# My New Mains.



## Wildcard26 (May 22, 2007)

Well I have been working on these for a while. Lost the WiniISD files in a computer crash too. The woofers modeled well. They were on buy-out from PE. I was going for the Dayton 6.5" drivers but they did not model well. The Customer Service rep I contacted about these said that they may be AR drivers but he cannot say for certain. I didn't really care though. The mid and tweeters are Phillips drivers that are a little more than 26 Years old ( I have spares too). They were given to me by my Dad. These play really smooth and I like the sound, no parameters though. 

The enclosure is 44" H x 16" D x 9" W. The port is a 4" flared port on one end at 10" long bringing the tuning to 30 Hz. Tested them a little after I finished, the crossover points I can't remember right now but they are old pre fabs with the points I want anyways until I decide differently going to build new one some time. The legs are the ones I posted about here too. Yup, broke one already but they work out nicely any ways. They sounded really bright and present got to do some re arranging and resetting the system. The Frame for the covers are yet to come.  

Without further adieu. 

My New Mains

Before:










After:










Enjoy!


----------



## JCD (Apr 20, 2006)

Very Nice.. :clap:

Another proud papa!

JCD


----------



## Wildcard26 (May 22, 2007)

Thank you very much. Proud Papa indeed, have to do over Xover sometime. It's a little bright in the top end.


----------



## mgboy (Jan 17, 2007)

Well it looks good - and I can only hope it sounds good, but you never know with those stock crossovers, from what I've heard/read they never tend to work well and my modeling with PCD I'd believe it.
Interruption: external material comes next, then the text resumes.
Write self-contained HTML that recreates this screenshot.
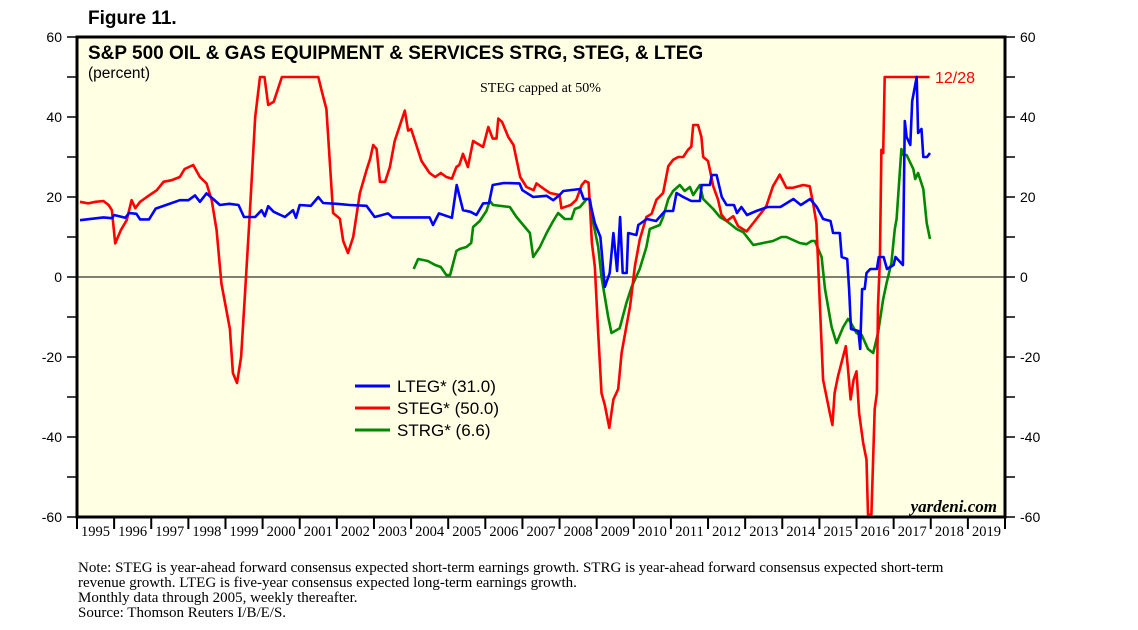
<!DOCTYPE html>
<html><head><meta charset="utf-8"><style>
html,body{margin:0;padding:0;background:#fff;}
svg{display:block;}
</style></head><body>
<svg id="chart" width="1138" height="630" viewBox="0 0 1138 630" xmlns="http://www.w3.org/2000/svg">
<text x="88" y="24" font-family="Liberation Sans, sans-serif" font-weight="bold" font-size="19">Figure 11.</text>
<rect x="77" y="37" width="928" height="480" fill="#FFFFE4" stroke="#000" stroke-width="3"/>
<g id="axes"></g>
<g id="series"></g>
<text x="88" y="59" font-family="Liberation Sans, sans-serif" font-weight="bold" font-size="19">S&amp;P 500 OIL &amp; GAS EQUIPMENT &amp; SERVICES STRG, STEG, &amp; LTEG</text>
<text x="88" y="78" font-family="Liberation Sans, sans-serif" font-size="15.5">(percent)</text>
<text x="480" y="92" font-family="Liberation Serif, serif" font-size="14">STEG capped at 50%</text>
<text x="935" y="83" font-family="Liberation Sans, sans-serif" font-size="16" fill="#f00">12/28</text>
<text x="997" y="512" text-anchor="end" font-family="Liberation Serif, serif" font-style="italic" font-weight="bold" font-size="17">yardeni.com</text>
<g font-family="Liberation Sans, sans-serif" font-size="17">
<line x1="355" y1="386" x2="390" y2="386" stroke="#00f" stroke-width="3"/><text x="397" y="392">LTEG* (31.0)</text>
<line x1="355" y1="408" x2="390" y2="408" stroke="#f00" stroke-width="3"/><text x="397" y="414">STEG* (50.0)</text>
<line x1="355" y1="430" x2="390" y2="430" stroke="#080" stroke-width="3"/><text x="397" y="436">STRG* (6.6)</text>
</g>
<g font-family="Liberation Serif, serif" font-size="15">
<text x="78" y="572">Note: STEG is year-ahead forward consensus expected short-term earnings growth. STRG is year-ahead forward consensus expected short-term</text>
<text x="78" y="587">revenue growth. LTEG is five-year consensus expected long-term earnings growth.</text>
<text x="78" y="602">Monthly data through 2005, weekly thereafter.</text>
<text x="78" y="617">Source: Thomson Reuters I/B/E/S.</text>
</g>
</svg>
<script>
const yTicks=[60,40,20,0,-20,-40,-60];
const years=[1995,1996,1997,1998,1999,2000,2001,2002,2003,2004,2005,2006,2007,2008,2009,2010,2011,2012,2013,2014,2015,2016,2017,2018,2019];
const ltegT=[1995.08,1995.71,1995.94,1996.0,1996.3,1996.4,1996.6,1996.7,1996.94,1997.12,1997.4,1997.77,1998.0,1998.18,1998.31,1998.49,1998.67,1998.85,1999.1,1999.35,1999.5,1999.8,1999.97,2000.06,2000.15,2000.3,2000.6,2000.82,2000.9,2001.0,2001.3,2001.5,2001.63,2002.0,2002.35,2002.8,2003.02,2003.38,2003.5,2004.5,2004.59,2004.75,2005.1,2005.23,2005.4,2005.6,2005.76,2005.94,2006.1,2006.2,2006.5,2006.92,2007.0,2007.29,2007.65,2007.83,2008.0,2008.1,2008.55,2008.65,2008.8,2008.95,2009.1,2009.22,2009.35,2009.45,2009.55,2009.63,2009.7,2009.81,2009.85,2010.07,2010.12,2010.35,2010.6,2010.84,2011.06,2011.15,2011.33,2011.55,2011.78,2011.83,2012.05,2012.1,2012.23,2012.37,2012.5,2012.7,2012.78,2012.9,2013.05,2013.3,2013.6,2013.95,2014.3,2014.5,2014.75,2014.93,2015.1,2015.3,2015.37,2015.55,2015.6,2015.75,2015.8,2015.85,2016.05,2016.1,2016.15,2016.22,2016.27,2016.37,2016.55,2016.6,2016.73,2016.82,2017.0,2017.05,2017.25,2017.3,2017.35,2017.45,2017.5,2017.62,2017.66,2017.75,2017.8,2017.9,2017.98];
const ltegV=[14.2,14.9,14.7,15.5,14.8,16,15.8,14.4,14.4,17.1,18,19.2,19.2,20.4,18.8,20.9,19.5,18,18.3,18,15,15,16.7,15.2,17.7,16.3,15,16.7,14.8,18,17.8,20,18.5,18.3,18,17.8,15,15.9,14.9,14.9,13,15.9,14.8,23,16.7,16.3,15.5,18.4,18.5,23,23.5,23.4,21.7,20,20.3,19.2,20.5,21.5,22,19.5,19.5,13.5,10,-2.5,1,11,1.5,15,1,1,11,10.5,13,14.5,14,16.5,16.5,21,20,19,19,23,23,25.5,25.5,20,18,18,16,17.5,15.5,16.5,17.5,17.5,19.5,18,19.5,17.5,14.5,14,11,11,5,4.5,-3,-13,-13.5,-18,-3,-3,1,2,2,5,5,2,3,5,3,39,35,33,44,50,36,37,30,30,31];
const stegT=[1995.08,1995.3,1995.5,1995.71,1995.85,1995.94,1996.03,1996.18,1996.34,1996.47,1996.57,1996.7,1996.88,1997.15,1997.33,1997.55,1997.77,1997.9,1998.13,1998.31,1998.49,1998.63,1998.76,1998.89,1999.12,1999.2,1999.31,1999.42,1999.52,1999.65,1999.8,1999.93,2000.05,2000.15,2000.3,2000.52,2001.5,2001.59,2001.72,2001.9,2002.08,2002.17,2002.3,2002.44,2002.62,2002.8,2002.9,2002.98,2003.07,2003.16,2003.3,2003.43,2003.56,2003.83,2003.92,2004.0,2004.28,2004.5,2004.65,2004.8,2004.95,2005.1,2005.22,2005.3,2005.4,2005.53,2005.67,2005.94,2006.08,2006.2,2006.3,2006.35,2006.45,2006.62,2006.76,2006.94,2007.11,2007.3,2007.38,2007.55,2007.74,2008.0,2008.05,2008.3,2008.45,2008.6,2008.69,2008.78,2008.82,2008.87,2008.95,2009.04,2009.13,2009.22,2009.34,2009.45,2009.58,2009.67,2009.8,2009.9,2010.03,2010.16,2010.34,2010.48,2010.61,2010.79,2010.93,2011.06,2011.2,2011.33,2011.46,2011.55,2011.6,2011.73,2011.82,2011.87,2012.0,2012.05,2012.14,2012.27,2012.36,2012.5,2012.68,2012.81,2013.04,2013.22,2013.57,2013.75,2013.93,2014.11,2014.29,2014.56,2014.74,2014.83,2014.92,2015.01,2015.1,2015.28,2015.35,2015.41,2015.5,2015.64,2015.71,2015.77,2015.84,2015.92,2016.0,2016.07,2016.18,2016.27,2016.31,2016.4,2016.49,2016.55,2016.58,2016.63,2016.67,2016.72,2016.76,2017.97];
const stegV=[18.8,18.4,18.8,19,18,16.7,8.4,11.7,14.2,19.2,17.2,18.8,20,21.7,23.8,24.2,25,27,28,25,23.4,19.2,11.7,-1.6,-13,-24,-26.5,-20,-5,15,40,50,50,43,43.8,50,50,46.6,42,16,14.6,9,6,10,21,26.7,29.6,33,32,23.8,23.8,27.5,34,41.6,36.6,37,29,26,25,26,25,24.6,27.5,28,30.8,27.5,34,32.5,37.5,34.6,34.6,39.6,38.8,35,33,25,22.5,21.7,23.4,22.2,21,20.5,17.2,18,19.3,23,24,23.6,17.6,8.5,2.7,-14,-29,-32,-37.7,-30.6,-28,-19,-12.3,-7.3,2.7,9.3,15,15.8,19.3,21,27.7,29.3,30,30,31.8,32.6,38,38,35,30,29,26.8,22.7,19.3,15.6,14,15.2,12.7,11.4,13.5,17.7,22.7,25.6,22.3,22.3,23,22.7,18.5,13.5,-6.5,-25.7,-34,-37,-29,-24.8,-19.8,-17.3,-23,-30.6,-25.7,-23.6,-34,-41.5,-45.7,-59.4,-59.4,-33,-29,-7.3,4.3,31.8,31,50,50];
const strgT=[2004.07,2004.19,2004.45,2004.65,2004.8,2004.95,2005.05,2005.22,2005.31,2005.49,2005.62,2005.67,2005.85,2006.03,2006.12,2006.21,2006.66,2006.84,2007.2,2007.29,2007.47,2007.65,2007.83,2007.96,2008.14,2008.32,2008.41,2008.55,2008.73,2008.82,2008.91,2009.04,2009.13,2009.31,2009.4,2009.62,2009.8,2009.94,2010.16,2010.34,2010.43,2010.7,2010.79,2010.93,2011.06,2011.24,2011.37,2011.51,2011.6,2011.78,2011.87,2012.14,2012.32,2012.5,2012.77,2012.95,2013.22,2013.75,2013.98,2014.11,2014.47,2014.65,2014.79,2014.88,2015.06,2015.15,2015.33,2015.46,2015.64,2015.77,2015.82,2016.0,2016.14,2016.31,2016.45,2016.58,2016.72,2016.81,2016.94,2017.03,2017.08,2017.21,2017.26,2017.35,2017.53,2017.58,2017.66,2017.8,2017.89,2017.98];
const strgV=[2,4.5,4,3,2.5,0.5,0.5,6.5,7,7.5,8.5,12.5,14,16.5,19,18,17.5,15,11,5,7.5,11,14,16,14.5,14.5,17,17.5,19.5,19.5,13.5,7.5,0,-10,-14,-12.8,-6.5,-2.5,2,7.5,12,13,15,19.5,21.5,23,21.5,22.5,20.5,23,19.5,17,15,14,12,11.2,8,9,10,10,8.5,8.2,9,9,5,-3,-12.5,-16.5,-12.5,-10.5,-11,-14,-14.5,-18,-19,-14,-5.5,-1.5,3.5,12,14.5,32,30.5,30.5,27,24.5,26,22,13.5,9.5,6.6];
const X0=77,X1=1005,Y0=37,Y1=517,YMIN=-60,YMAX=60,T0=1995,T1=2020;
function xs(t){return X0+(t-T0)/(T1-T0)*(X1-X0);}
function ys(v){return Y1-(v-YMIN)/(YMAX-YMIN)*(Y1-Y0);}
const NS='http://www.w3.org/2000/svg';
const axes=document.getElementById('axes');
function mk(tag,attrs,parent){const e=document.createElementNS(NS,tag);for(const k in attrs)e.setAttribute(k,attrs[k]);parent.appendChild(e);return e;}
for(let v=-60;v<=60;v+=10){
  const l=mk('line',{x1:X0-10,x2:X0,y1:ys(v),y2:ys(v),stroke:'#000','stroke-width':1.5},axes);
  
  
  const r=mk('line',{x1:X1,x2:X1+10,y1:ys(v),y2:ys(v),stroke:'#000','stroke-width':1.5},axes);
  
  
}
yTicks.forEach(v=>{
  const a=mk('text',{x:X0-15,y:ys(v)+5,'text-anchor':'end','font-family':'Liberation Sans, sans-serif','font-size':14},axes);
  a.textContent=v;
  
  
  const b=mk('text',{x:X1+15,y:ys(v)+5,'font-family':'Liberation Sans, sans-serif','font-size':14},axes);
  b.textContent=v;
  
  
});
const zl=mk('line',{x1:X0,x2:X1,y1:ys(0),y2:ys(0),stroke:'#000','stroke-width':1},axes);


years.forEach(y=>{
  const t=mk('line',{x1:xs(y),x2:xs(y),y1:Y1,y2:Y1+12,stroke:'#000','stroke-width':2},axes);
  
  
  const l=mk('text',{x:xs(y+0.5),y:Y1+19,'text-anchor':'middle','font-family':'Liberation Serif, serif','font-size':14.5},axes);
  l.textContent=y;
  
  
});
const last=mk('line',{x1:X1,x2:X1,y1:Y1,y2:Y1+12,stroke:'#000','stroke-width':2},axes);


const sg=document.getElementById('series');
function drawLine(T,V,color,name){
  const d=T.map((t,i)=>(i?'L':'M')+xs(t).toFixed(1)+','+ys(V[i]).toFixed(1)).join('');
  const p=mk('path',{d:d,fill:'none',stroke:color,'stroke-width':2.6,'stroke-linejoin':'round'},sg);
  
  
}
drawLine(strgT,strgV,'#080','strg-line');
drawLine(stegT,stegV,'#f00','steg-line');
drawLine(ltegT,ltegV,'#00f','lteg-line');
</script>
</body></html>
Any chance for measurements? Subjective ruling?


----------



## Wildcard26 (May 22, 2007)

Well you are right about the Xovers. I have to do new ones sometime but I have to put this project down for a bit. They were a bit too much on the upper freq. I adjusted my High tone level. It's tolerable enough for now. I won't be able to do any measurements for a while as I have to turn my attention some where else (Due Assignments and Exams). I'll see what I can do, for now they sound great otherwise, once I get that feeling that they can do better then better is in order. heh heh!


----------



## Wildcard26 (May 22, 2007)

Decided to call them The Minions...Here they are in place.


----------